This quote hits me between the eyes.
The most valuable thing any of us can do is find a way to say the things that can’t be said. My role is not to say what is easy or what we all can say, but to say what we have been unable to say.
(Susan Scott, Fierce Conversations)
Whether that can be accomplished…well, that’s another thing altogether.
I had a fascinating conversation with Tim Chase after NECC 2008 had ended, as the crews were showing up to tear down the Bloggers’ Cafe and only the die-hards sat around in a circle. Being outside the circle, Tim and I had a conversation. While that conversation probably isn’t meant to be shared, I’m willing to point out a thought that popped into my head when I heard Wes Fryer utter the sentence, “Sustained conversations change us,” or something along those lines.
Conversations. Change. People. Yes, they do. But something about that–especially when it involves a corporation–bothers me deeply. Conversations with corporations can change. As I listened to NPR the other day, businesses don’t change because they want to please their customer…they change because it’s about making money. Money…the root of all evil.

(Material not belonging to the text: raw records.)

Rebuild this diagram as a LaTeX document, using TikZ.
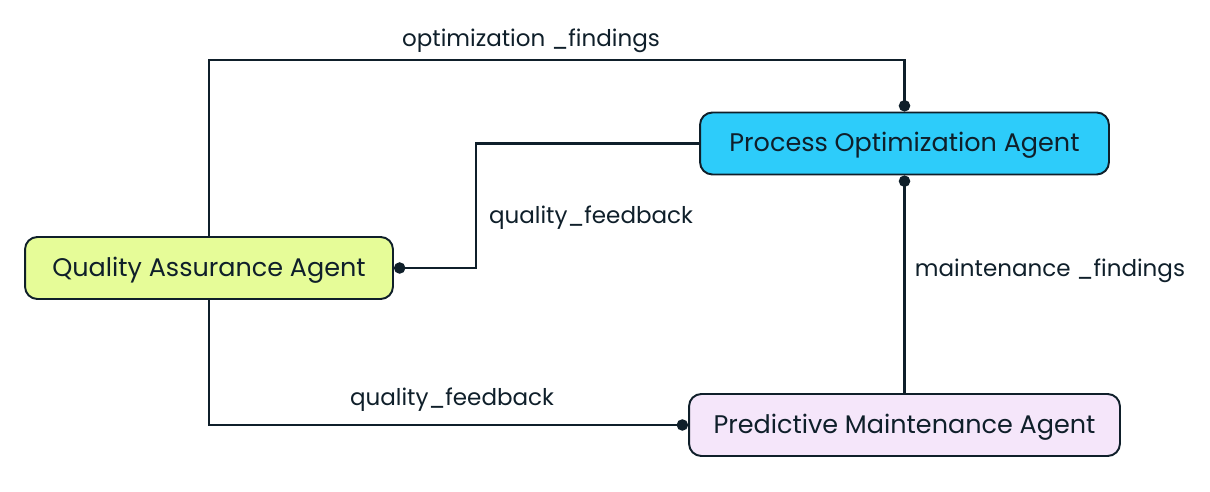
\documentclass[tikz,border=0pt]{standalone}
\usepackage{fontspec}
\setmainfont{Poppins}
\usepackage{tikz}
\usetikzlibrary{positioning,arrows.meta}
\definecolor{ink}{HTML}{0F1F2A}
\definecolor{qafill}{HTML}{E6FC98}
\definecolor{pofill}{HTML}{2DCCFA}
\definecolor{pmfill}{HTML}{F5E6FA}
\tikzset{
	agent/.style={rounded corners=7pt,draw=ink,line width=1.1pt,minimum height=1.24cm,font=\fontsize{14.5}{17}\selectfont,text=ink,text depth=0.3ex},
	link/.style={draw=ink,line width=1.2pt,-{Circle[length=6.5pt]}},
	lbl/.style={font=\fontsize{13.1}{15}\selectfont,text=ink},
}
\begin{document}
\begin{tikzpicture}[x=0.02cm,y=-0.02cm]
		\useasboundingbox (0,0) rectangle (1210,492);
		\node[agent,fill=qafill,minimum width=7.36cm] (qa) at (209,268) {Quality Assurance Agent};
		\node[agent,fill=pofill,minimum width=8.18cm] (po) at (904.5,143.5) {Process Optimization Agent};
		\node[agent,fill=pmfill,minimum width=8.62cm] (pm) at (904.5,425) {Predictive Maintenance Agent};
		
		\node[lbl] (optf) at (531,41) {optimization \_findings};
		\node[lbl] (qaf1) at (591,218) {quality\_feedback};
		\node[lbl] (qaf2) at (452,400) {quality\_feedback};
		\node[lbl] (mntf) at (1050,271) {maintenance \_findings};
		
		\draw[link] (qa.north)--++(0,-176) -| (po.north);
		\draw[link] (po.west)--++(-223,0) |- (qa.east);
		\draw[link] (qa.south) |- (pm.west);
		\draw[link] (pm.north)--(po.south);
	\end{tikzpicture}
\end{document}
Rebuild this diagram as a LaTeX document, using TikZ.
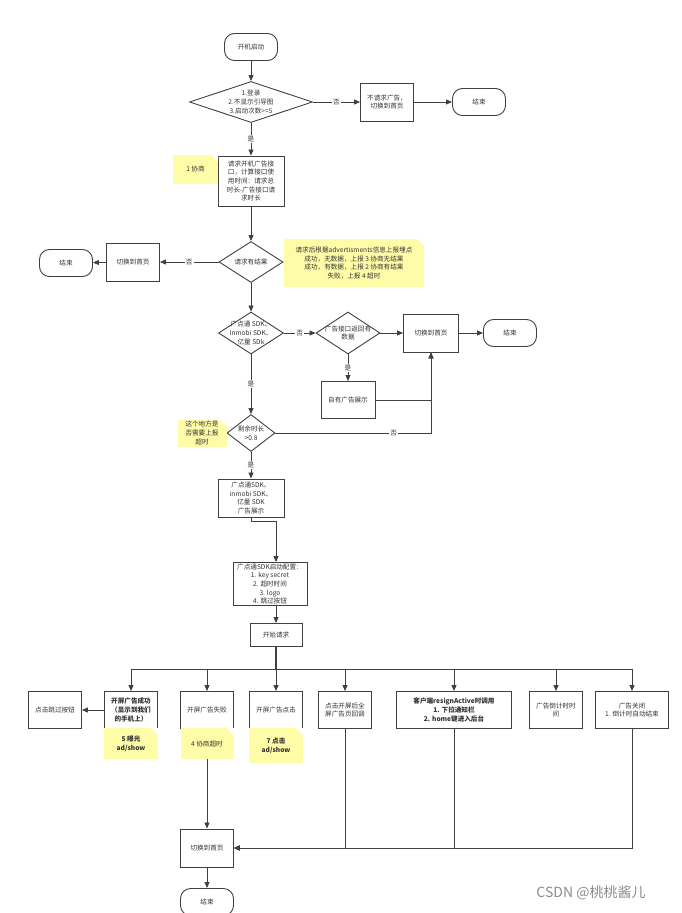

Companies need to come down from their Ivory Towers and talk to the people with whom they hope to create relationships.
Source: The ClueTrain Manifesto
It is when transparency is not possible, when silence is the answer that the blogger, a corporation offers to the question…that’s what must be challenged. We MUST know the motives, the heart of the matter…and, since they’ll come out in the end anyways, it does no one any good to lie. And, we have to share what we find out with one another. The conversation Wes began with his Pearson podcast goes to the heart of it…what a great example!
Corporations enable human beings to commit evil acts, granting them some measure of anonymity and freedom. “The Corporation, the District decided to do something” and so sorry it resulted in the bad things that happened to you. “We did this for the benefit of the District,” when everyone very well knows that it was more to the benefit of certain individuals in power.
A part of me hearkens back to Orwell’s Animal Farm and the insiduous nature of leadership. You ever feel like Boxer, the hard working horse that gets sent to the glue factory? I bet it’s not an uncommon feeling for classroom teachers in the midst of high stakes test cultures.
Maybe, I’m just human. Sometimes, the best response isn’t a carefully considered, cultured conversation but a barbarism. Shall we not, as one electric cleric put it, “Sin boldly?”
I too am not a bit tamed, I too am untranslatable, I sound my barbaric YAWP over the roofs of the world.